Выбрать главу

Но в это же время его имя прославили и другие, куда менее похвальные подвиги. В Лионе одно только известие о его приближении посеяло ужас. Собрался городской совет: стали решать, пытаться ли противостоять Вильяндрандо силой оружия или купить его отступление назначенной им самим ценой, то есть за четыреста золотых экю? Поскольку решения пришлось в течение некоторого времени дожидаться, Родриго это время терять не захотел: он разорил и обложил данью соседние деревни, угрожая тем самым оставить большой город без продовольствия. Тогда и решено было заплатить ему требуемые четыреста экю. Но из-за того, что лионцы, как показалось вымогателю, слишком долго медлили с ответом, теперь Вильяндрандо запросил вдвое. Городской совет обратился к королевскому сенешалю, Имберу де ла Гроле, с просьбой устроить общий поход местной знати против «людей Родриго»: но во всем крае не удалось собрать достаточного числа тяжеловооруженных всадников, чтобы можно было хоть сколько-то рассчитывать на успех выступления. Имбер де ла Гроле, прежний товарищ Родриго по оружию, взялся уладить дело и – само собой, за деньги – добился отступления наемника. Последний не держал зла на лионцев за их попытки сопротивления: именно у лионских банкиров и торговцев он потом разместит часть капитала, добытого его «плодотворной деятельностью». Правда, город, со своей стороны, и сам стремился оставаться с Вильяндрандо в наилучших отношениях – лучше все-таки подстраховаться! – и поднес ему в подарок сласти и восковые факелы…

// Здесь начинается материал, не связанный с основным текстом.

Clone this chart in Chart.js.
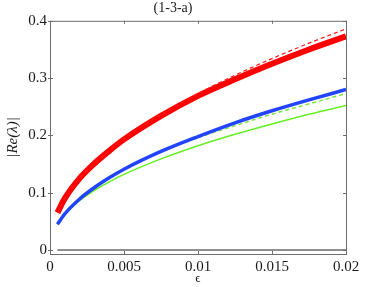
<!DOCTYPE html>
<html>
<head>
<meta charset="utf-8">
<script src="https://cdn.jsdelivr.net/npm/chart.js@4.4.0/dist/chart.umd.min.js"></script>
<style>
  body { margin: 0; background: #fff; }
  #wrap { width: 382px; height: 287px; }
</style>
</head>
<body>
<div id="wrap"><canvas id="plot" width="382" height="287"></canvas></div>
<script>
// values
const eps = [0.0005, 0.001, 0.002, 0.003, 0.004, 0.005, 0.0075, 0.01, 0.0125, 0.015, 0.0175, 0.02];
const redSolid = [0.065, 0.09, 0.125, 0.151, 0.173, 0.193, 0.234, 0.269, 0.298, 0.325, 0.35, 0.373];
const redDashed = [0.065, 0.09, 0.125, 0.151, 0.174, 0.195, 0.236, 0.273, 0.305, 0.334, 0.361, 0.386];
const blueSolid = [0.045, 0.063, 0.089, 0.109, 0.126, 0.141, 0.172, 0.198, 0.222, 0.243, 0.262, 0.28];
const greenDashed = [0.045, 0.063, 0.088, 0.108, 0.125, 0.14, 0.171, 0.196, 0.217, 0.237, 0.255, 0.273];
const greenSolid = [0.045, 0.062, 0.086, 0.104, 0.119, 0.132, 0.159, 0.182, 0.202, 0.22, 0.237, 0.252];
const zeroLine = [0, 0, 0, 0, 0, 0, 0, 0, 0, 0, 0, 0];

const xTicks = [0, 0.005, 0.01, 0.015, 0.02];
const xTickLabels = ['0', '0.005', '0.01', '0.015', '0.02'];
const yTicks = [0, 0.1, 0.2, 0.3, 0.4];
const yTickLabels = ['0', '0.1', '0.2', '0.3', '0.4'];

function pts(ys) {
    return eps.map((x, i) => ({x: x, y: ys[i]}));
}

function series(ys, color, width, dash, order) {
    return {
        data: pts(ys),
        borderColor: color,
        borderWidth: width,
        borderDash: dash,
        pointRadius: 0,
        cubicInterpolationMode: 'monotone',
        fill: false,
        order: order
    };
}

const AXIS = '#6e6e6e';
const TEXT = '#1a1a1a';
const FONT = "'Liberation Serif', 'DejaVu Serif', serif";

// box round the plot and small ticks pointing inward
const boxPlugin = {
    id: 'box',
    afterDatasetsDraw(chart) {
        const {ctx, chartArea: a, scales} = chart;
        ctx.save();
        ctx.strokeStyle = AXIS;
        ctx.lineWidth = 1;
        ctx.strokeRect(a.left + 0.5, a.top + 0.5, a.right - a.left, a.bottom - a.top);
        ctx.beginPath();
        for (const v of xTicks) {
            const px = Math.round(scales.x.getPixelForValue(v)) + 0.5;
            ctx.moveTo(px, a.bottom); ctx.lineTo(px, a.bottom - 3);
            ctx.moveTo(px, a.top); ctx.lineTo(px, a.top + 3);
        }
        for (const v of yTicks) {
            const py = Math.round(scales.y.getPixelForValue(v)) + 0.5;
            ctx.moveTo(a.left - 2, py); ctx.lineTo(a.left + 3, py);
            ctx.moveTo(a.right, py); ctx.lineTo(a.right - 3, py);
        }
        ctx.stroke();
        ctx.restore();
    }
};

new Chart(document.getElementById('plot').getContext('2d'), {
    type: 'line',
    data: {
        datasets: [
            series(redDashed, '#ff1a1a', 1.2, [4, 3], 0),
            series(redSolid, '#ff0000', 6, [], 1),
            series(blueSolid, '#2244ff', 3.5, [], 2),
            series(greenDashed, '#77e63a', 1.5, [4, 3], 3),
            series(greenSolid, '#66ee22', 1.5, [], 4),
            series(zeroLine, '#6a6a6a', 1.5, [], 5)
        ]
    },
    options: {
        responsive: false,
        animation: false,
        layout: { padding: { top: 0, right: 36, left: 0, bottom: 0 } },
        plugins: {
            legend: { display: false },
            tooltip: { enabled: false },
            title: {
                display: true,
                text: '(1-3-a)',
                color: TEXT,
                font: { family: FONT, size: 14, weight: 'normal', lineHeight: 1.2 },
                padding: { top: 0, bottom: 4 },
                position: 'top'
            }
        },
        scales: {
            x: {
                type: 'linear',
                min: 0,
                max: 0.02,
                afterBuildTicks: (s) => { s.ticks = xTicks.map(v => ({value: v})); },
                afterFit: (s) => { s.height = 33; },
                grid: { display: false, drawTicks: false },
                border: { display: false },
                ticks: {
                    color: TEXT,
                    font: { family: FONT, size: 15 },
                    padding: 4,
                    maxRotation: 0,
                    callback: (v) => xTickLabels[xTicks.indexOf(v)]
                },
                title: {
                    display: true,
                    text: 'ϵ',
                    color: TEXT,
                    font: { family: FONT, size: 13 },
                    padding: { top: 0, bottom: 1 }
                }
            },
            y: {
                type: 'linear',
                min: -0.007,
                max: 0.4,
                afterBuildTicks: (s) => { s.ticks = yTicks.map(v => ({value: v})); },
                afterFit: (s) => { s.width = 50; },
                grid: { display: false, drawTicks: false },
                border: { display: false },
                ticks: {
                    color: TEXT,
                    font: { family: FONT, size: 15 },
                    padding: 3,
                    callback: (v) => yTickLabels[yTicks.indexOf(v)]
                },
                title: {
                    display: true,
                    text: '|Re(λ)|',
                    color: TEXT,
                    font: { family: FONT, size: 15, style: 'italic' },
                    padding: { top: 4, bottom: 0 }
                }
            }
        }
    },
    plugins: [boxPlugin]
});
</script>
</body>
</html>
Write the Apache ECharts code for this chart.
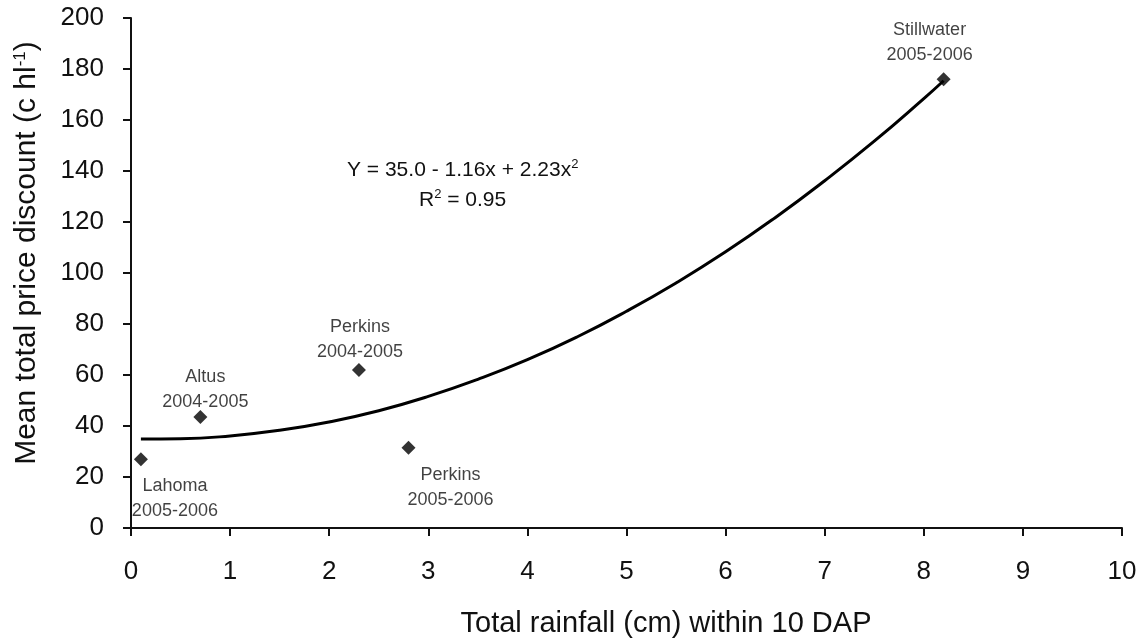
<!DOCTYPE html>
<html>
<head>
<meta charset="utf-8">
<script src="https://cdn.jsdelivr.net/npm/echarts@6/dist/echarts.min.js"></script>
<style>
  html, body { margin: 0; padding: 0; background: #fff; }
  #chart { width: 1148px; height: 644px; }
</style>
</head>
<body>
<div id="chart"></div>
<script>
// Site-seasons: rainfall within 10 DAP (cm) and mean total price discount (c hl-1)
const siteNames = ['Lahoma\n2005-2006', 'Altus\n2004-2005', 'Perkins\n2004-2005', 'Perkins\n2005-2006', 'Stillwater\n2005-2006'];
const rainfall = [0.1, 0.7, 2.3, 2.8, 8.2];
const discount = [27, 43.5, 62, 31.5, 176];

// Quadratic fit curve, sampled along x
const fitX = [0.1, 0.5, 1, 1.5, 2, 2.5, 3, 3.5, 4, 4.5, 5, 5.5, 6, 6.5, 7, 7.5, 8, 8.2];
const fitY = [34.9, 35.0, 36.1, 38.3, 41.6, 46.0, 51.6, 58.3, 66.0, 74.9, 85.0, 96.1, 108.3, 121.7, 136.2, 151.7, 168.4, 175.4];

const xTicks = { min: 0, max: 10, step: 1 };
const yTicks = { min: 0, max: 200, step: 20 };

// label offsets (px) from each marker
const labelOffsets = [[34, 39], [5, -28], [1, -30], [42, 40], [-14, -37]];

const FONT = '"Liberation Sans", Arial, sans-serif';
const INK = '#111';

const chart = echarts.init(document.getElementById('chart'), null, { renderer: 'canvas' });

const points = rainfall.map((x, i) => ({
  value: [x, discount[i]],
  name: siteNames[i],
  label: { offset: labelOffsets[i] }
}));

chart.setOption({
  backgroundColor: '#ffffff',
  animation: false,
  grid: { left: 131, top: 18, right: 26, bottom: 116, containLabel: false },
  xAxis: {
    type: 'value',
    min: xTicks.min, max: xTicks.max, interval: xTicks.step,
    splitLine: { show: false },
    axisLine: { show: true, onZero: false, lineStyle: { color: INK, width: 2 } },
    axisTick: { show: true, inside: false, length: 8, lineStyle: { color: INK, width: 2 } },
    axisLabel: { margin: 31, fontFamily: FONT, fontSize: 26, color: INK }
  },
  yAxis: {
    type: 'value',
    min: yTicks.min, max: yTicks.max, interval: yTicks.step,
    splitLine: { show: false },
    axisLine: { show: true, onZero: false, lineStyle: { color: INK, width: 2 } },
    axisTick: { show: true, inside: false, length: 8, lineStyle: { color: INK, width: 2 } },
    axisLabel: { margin: 27, fontFamily: FONT, fontSize: 26, color: INK }
  },
  series: [
    {
      type: 'line',
      data: fitX.map((x, i) => [x, fitY[i]]),
      smooth: true,
      showSymbol: false,
      lineStyle: { color: '#000', width: 3 },
      z: 2
    },
    {
      type: 'scatter',
      data: points,
      symbol: 'diamond',
      symbolSize: [14, 14],
      itemStyle: { color: '#000' },
      label: {
        show: true,
        position: 'inside',
        formatter: p => p.name,
        fontFamily: FONT,
        fontSize: 18,
        lineHeight: 25,
        color: INK,
        align: 'center',
        verticalAlign: 'middle'
      },
      z: 3
    }
  ],
  graphic: [
    {
      type: 'text', x: 347, y: 170,
      style: {
        text: '{b|Y = 35.0 - 1.16x + 2.23x}{s|2}',
        verticalAlign: 'middle',
        rich: {
          b: { fontFamily: FONT, fontSize: 21, fill: INK },
          s: { fontFamily: FONT, fontSize: 13, fill: INK, padding: [0, 0, 12, 0] }
        }
      }
    },
    {
      type: 'text', x: 419, y: 200,
      style: {
        text: '{b|R}{s|2}{b| = 0.95}',
        verticalAlign: 'middle',
        rich: {
          b: { fontFamily: FONT, fontSize: 21, fill: INK },
          s: { fontFamily: FONT, fontSize: 13, fill: INK, padding: [0, 0, 12, 0] }
        }
      }
    },
    {
      type: 'text', x: 666, y: 624,
      style: {
        text: 'Total rainfall (cm) within 10 DAP',
        fontFamily: FONT, fontSize: 29, fill: INK,
        align: 'center', verticalAlign: 'middle'
      }
    },
    {
      type: 'text', x: 27, y: 253, rotation: Math.PI / 2,
      style: {
        text: '{b|Mean total price discount (c hl}{s|-1}{b|)}',
        align: 'center', verticalAlign: 'middle',
        rich: {
          b: { fontFamily: FONT, fontSize: 30, fill: INK },
          s: { fontFamily: FONT, fontSize: 17, fill: INK, padding: [0, 0, 14, 0] }
        }
      }
    }
  ]
});
</script>
</body>
</html>
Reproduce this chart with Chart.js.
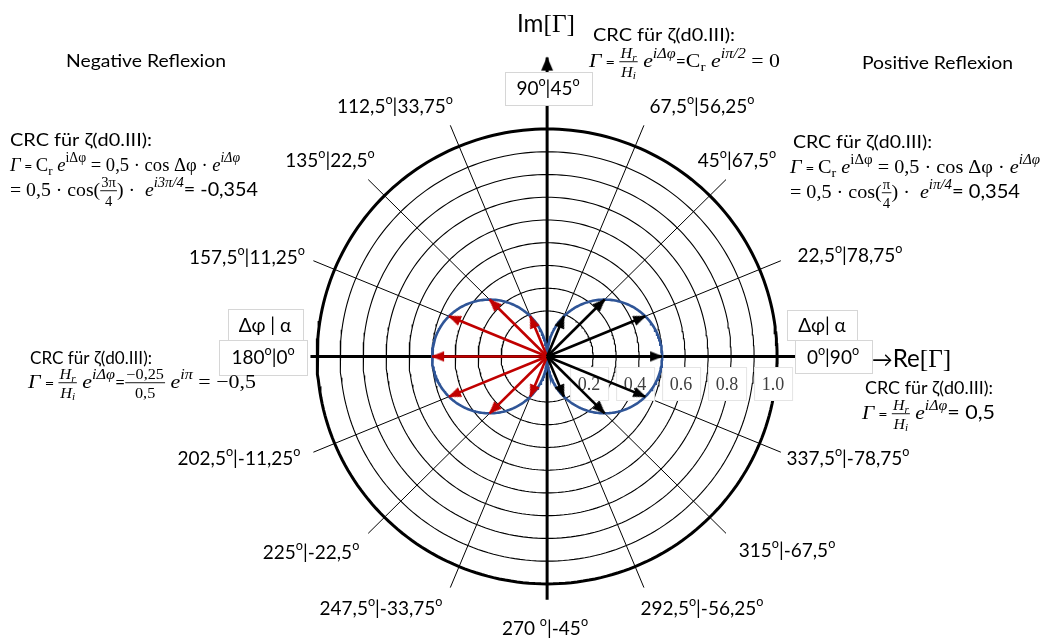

После битвы при Антоне Родриго перенес свою «штаб-квартиру» в Виваре и принялся облагать данью соседние области. В расписке, составленной стражем башни Мань в Ниме, весьма ясно показано, какой ужас местным жителям внушала близость разбойника: «Знайте все, что я, Жак Совель, уроженец Нима, признаю, что получил за свою работу, продолжавшуюся тридцать два дня, в течение которых я оставался на башне Мань для того, чтобы видеть всех, кто будет пересекать земли Нима, из страха перед солдатами Родриго, сумму в…» Истощив и эти места, Родриго перебрался в Овернь и Лимузен, собирая повсюду огромную дань за то, чтобы пощадить тот или иной город. Юсселю потребуется десять лет, чтобы расплатиться с появившимся таким образом долгом. Скорость, с которой перемещался этот наемник, казалась сверхъестественной и вошла в поговорку. «Он подобен Родриго де Вильяндрандо, – говорили в Испании, – сегодня здесь, а завтра там», – и страх, который он наводил на людей, превращал его едва ли не в героя легенды. Если верить распространенному в Форе преданию, Родриго въехал в церковь верхом и тотчас поплатился за свое святотатство: конь увлек его в Луару, где он и утонул.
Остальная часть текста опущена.